Look for the line containing "Output the component" and the line containing "import * as"; retype them and all lines between, exactly, and leave out the pictures.

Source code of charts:

◆ ◆ ◆

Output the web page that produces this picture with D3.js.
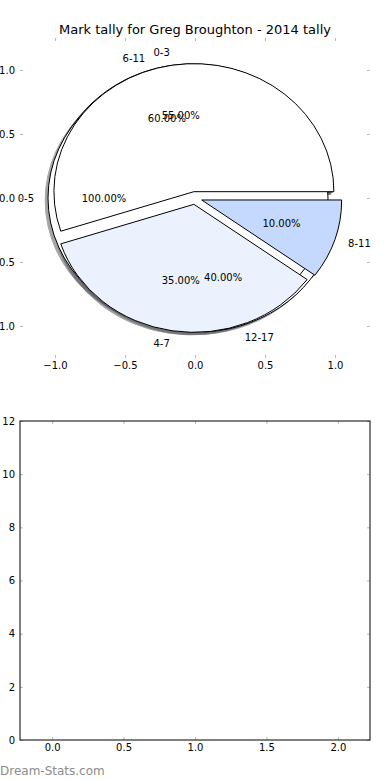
<!DOCTYPE html>
<html>
<head>
<meta charset="utf-8">
<style>
body { margin: 0; background: #fff; }
text { font-family: "DejaVu Sans", sans-serif; }
.tick line { stroke: #b8b8b8; }
</style>
</head>
<body>
<svg width="390" height="780"></svg>
<script src="https://cdn.jsdelivr.net/npm/d3@7"></script>
<script>
// three pies drawn on the same axes, in this order
var allLabels = ["0-5"],
    allValues = [100],
    allColors = ["#ffffff"];

var olderLabels = ["6-11", "12-17"],
    olderValues = [60, 40],
    olderColors = ["#ffffff", "#ffffff"];

var youngLabels = ["0-3", "4-7", "8-11"],
    youngValues = [55, 35, 10],
    youngColors = ["#ffffff", "#ebf2fe", "#c5d8fd"];

var pieTicks = [-1, -0.5, 0, 0.5, 1];
var emptyTicksX = [0, 0.5, 1, 1.5, 2],
    emptyTicksY = [0, 2, 4, 6, 8, 10, 12];

var title = "Mark tally for Greg Broughton - 2014 tally";

var svg = d3.select("svg");
svg.append("rect").attr("width", 390).attr("height", 780).attr("fill", "#fff");

var px = d3.scaleLinear().domain([-1.25, 1.25]).range([20, 370]),
    py = d3.scaleLinear().domain([-1.25, 1.25]).range([358, 38]);

var sx = px(1) - px(0), sy = py(0) - py(1);

var shadowLayer = svg.append("g"),
    wedgeLayer = svg.append("g"),
    textLayer = svg.append("g").attr("font-size", 10);

var arc = d3.arc().innerRadius(0).outerRadius(1);
var pct = d3.format(".2f");

function drawPie(values, labels, colors) {
  var total = d3.sum(values);
  var arcs = d3.pie().sort(null)
      .startAngle(Math.PI / 2)
      .endAngle(Math.PI / 2 - 2 * Math.PI)(values);

  arcs.forEach(function(a, i) {
    var mid = (a.startAngle + a.endAngle) / 2;
    var cx = 0.05 * Math.sin(mid), cy = 0.05 * Math.cos(mid);
    var c = d3.rgb(colors[i]);
    var sc = d3.rgb(c.r * 0.3, c.g * 0.3, c.b * 0.3);

    shadowLayer.append("path")
        .attr("d", arc(a))
        .attr("transform", "translate(" + px(cx - 0.02) + "," + py(cy - 0.02) + ") scale(" + sx + "," + sy + ")")
        .attr("fill", sc)
        .attr("stroke", sc)
        .attr("vector-effect", "non-scaling-stroke")
        .attr("opacity", 0.5);

    wedgeLayer.append("path")
        .attr("d", arc(a))
        .attr("transform", "translate(" + px(cx) + "," + py(cy) + ") scale(" + sx + "," + sy + ")")
        .attr("fill", colors[i])
        .attr("stroke", "#000")
        .attr("stroke-width", 1)
        .attr("vector-effect", "non-scaling-stroke");

    var lx = cx + 1.1 * Math.sin(mid), ly = cy + 1.1 * Math.cos(mid);
    textLayer.append("text")
        .attr("x", px(lx)).attr("y", py(ly)).attr("dy", "0.35em")
        .attr("text-anchor", lx > 0 ? "start" : "end")
        .text(labels[i]);

    textLayer.append("text")
        .attr("x", px(cx + 0.6 * Math.sin(mid))).attr("y", py(cy + 0.6 * Math.cos(mid)))
        .attr("dy", "0.35em")
        .attr("text-anchor", "middle")
        .text(pct(a.value / total * 100) + "%");
  });
}

drawPie(olderValues, olderLabels, olderColors);
drawPie(allValues, allLabels, allColors);
drawPie(youngValues, youngLabels, youngColors);

svg.append("text")
    .attr("x", 195).attr("y", 34)
    .attr("text-anchor", "middle")
    .attr("font-size", 13)
    .text(title);

function styleAxis(g) {
  g.attr("font-family", "DejaVu Sans").attr("font-size", 10);
  g.select(".domain").remove();
  g.selectAll("text").attr("fill", "#000");
}

var fmt1 = d3.format(".1f");

svg.append("g").attr("transform", "translate(0,358)")
    .call(d3.axisBottom(px).tickValues(pieTicks).tickFormat(fmt1).tickSize(-3).tickPadding(4))
    .call(styleAxis);
svg.append("g").attr("transform", "translate(0,38)")
    .call(d3.axisTop(px).tickValues(pieTicks).tickFormat("").tickSize(-3))
    .call(styleAxis);
svg.append("g").attr("transform", "translate(20,0)")
    .call(d3.axisLeft(py).tickValues(pieTicks).tickFormat(fmt1).tickSize(-3).tickPadding(5))
    .call(styleAxis);
svg.append("g").attr("transform", "translate(370,0)")
    .call(d3.axisRight(py).tickValues(pieTicks).tickFormat("").tickSize(-3))
    .call(styleAxis);

// empty lower axes
var bx = d3.scaleLinear().domain([-0.225, 2.225]).range([20, 370]),
    by = d3.scaleLinear().domain([0, 12]).range([740, 421]);

svg.append("g").attr("transform", "translate(0,740)")
    .call(d3.axisBottom(bx).tickValues(emptyTicksX).tickFormat(fmt1).tickSize(-3).tickPadding(4))
    .call(styleAxis);
svg.append("g").attr("transform", "translate(0,421)")
    .call(d3.axisTop(bx).tickValues(emptyTicksX).tickFormat("").tickSize(-3))
    .call(styleAxis);
svg.append("g").attr("transform", "translate(20,0)")
    .call(d3.axisLeft(by).tickValues(emptyTicksY).tickFormat(d3.format("d")).tickSize(-3).tickPadding(5))
    .call(styleAxis);
svg.append("g").attr("transform", "translate(370,0)")
    .call(d3.axisRight(by).tickValues(emptyTicksY).tickFormat("").tickSize(-3))
    .call(styleAxis);

svg.append("rect")
    .attr("x", bx.range()[0]).attr("y", by.range()[1])
    .attr("width", bx.range()[1] - bx.range()[0])
    .attr("height", by.range()[0] - by.range()[1])
    .attr("fill", "none")
    .attr("stroke", "#000")
    .attr("stroke-width", 1);

svg.append("text")
    .attr("x", 0).attr("y", 775)
    .attr("font-size", 12)
    .attr("fill", "#8c8c8c")
    .text("Dream-Stats.com");
</script>
</body>
</html>
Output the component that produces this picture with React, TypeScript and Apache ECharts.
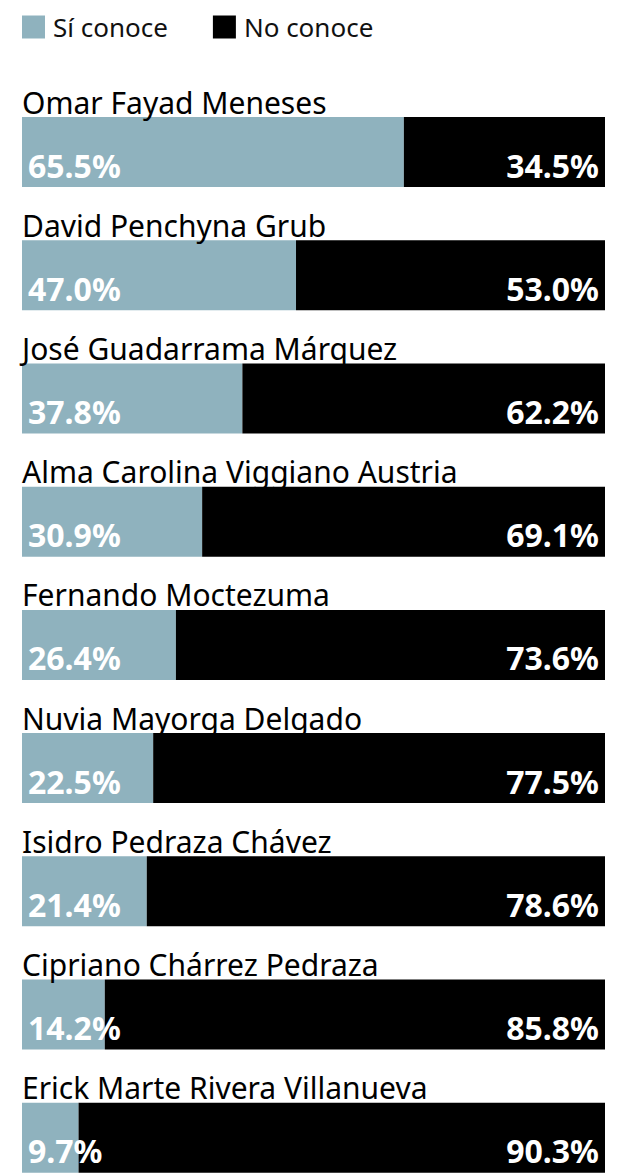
import React, { useEffect, useRef } from "react";
import * as echarts from "echarts";

const names = [
  "Omar Fayad Meneses",
  "David Penchyna Grub",
  "José Guadarrama Márquez",
  "Alma Carolina Viggiano Austria",
  "Fernando Moctezuma",
  "Nuvia Mayorga Delgado",
  "Isidro Pedraza Chávez",
  "Cipriano Chárrez Pedraza",
  "Erick Marte Rivera Villanueva",
];
const siConoce = [65.5, 47.0, 37.8, 30.9, 26.4, 22.5, 21.4, 14.2, 9.7];
const noConoce = [34.5, 53.0, 62.2, 69.1, 73.6, 77.5, 78.6, 85.8, 90.3];
const seriesNames = ["Sí conoce", "No conoce"];

const FONT = "'Noto Sans', sans-serif";

export default function App() {
  const ref = useRef<HTMLDivElement>(null);
  useEffect(() => {
    document.body.style.margin = "0";
    document.body.style.overflow = "hidden";
    const chart = echarts.init(ref.current!, null, { renderer: "svg" });
    const valLabel = (pos: string) => ({
      show: true,
      position: pos,
      distance: 6,
      color: "#fff",
      fontWeight: "bold",
      fontSize: 32,
      fontFamily: FONT,
      formatter: (p: any) => p.value.toFixed(1) + "%",
    });
    chart.setOption({
      animation: false,
      textStyle: { fontFamily: FONT },
      legend: {
        left: 17,
        top: 9,
        itemWidth: 23,
        itemHeight: 23,
        itemGap: 45,
        icon: "rect",
        textStyle: { fontSize: 26, color: "#111", fontFamily: FONT, padding: [0, 0, 0, 3] },
        data: seriesNames,
      },
      grid: { left: 22, right: 15, top: 90.4, height: 1109, containLabel: false },
      xAxis: { type: "value", min: 0, max: 100, show: false },
      yAxis: {
        type: "category",
        inverse: true,
        data: names,
        z: 10,
        axisLine: { show: false },
        axisTick: { show: false },
        splitLine: { show: false },
        axisLabel: {
          inside: true,
          interval: 0,
          margin: 0,
          align: "left",
          verticalAlign: "bottom",
          formatter: (v: string) => `{n|${v}}\n{s|}`,
          rich: {
            n: { fontSize: 30, lineHeight: 36, color: "#000", fontFamily: FONT },
            s: { fontSize: 10, lineHeight: 32 },
          },
        },
      },
      series: [
        {
          name: seriesNames[0],
          type: "bar",
          stack: "t",
          barWidth: 70,
          data: siConoce,
          itemStyle: { color: "#8fb2be" },
          label: valLabel("insideBottomLeft"),
        },
        {
          name: seriesNames[1],
          type: "bar",
          stack: "t",
          barWidth: 70,
          data: noConoce,
          itemStyle: { color: "#000" },
          label: valLabel("insideBottomRight"),
        },
      ],
    });
    return () => chart.dispose();
  }, []);
  return (
    <div style={{ width: 620, height: 1174, overflow: "hidden" }}>
      <div ref={ref} style={{ width: 620, height: 1200 }} />
    </div>
  );
}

◆ ◆ ◆

### Result for this exercise:
Output the component that produces this picture with React, TypeScript and Apache ECharts.
import React, { useEffect, useRef } from "react";
import * as echarts from "echarts";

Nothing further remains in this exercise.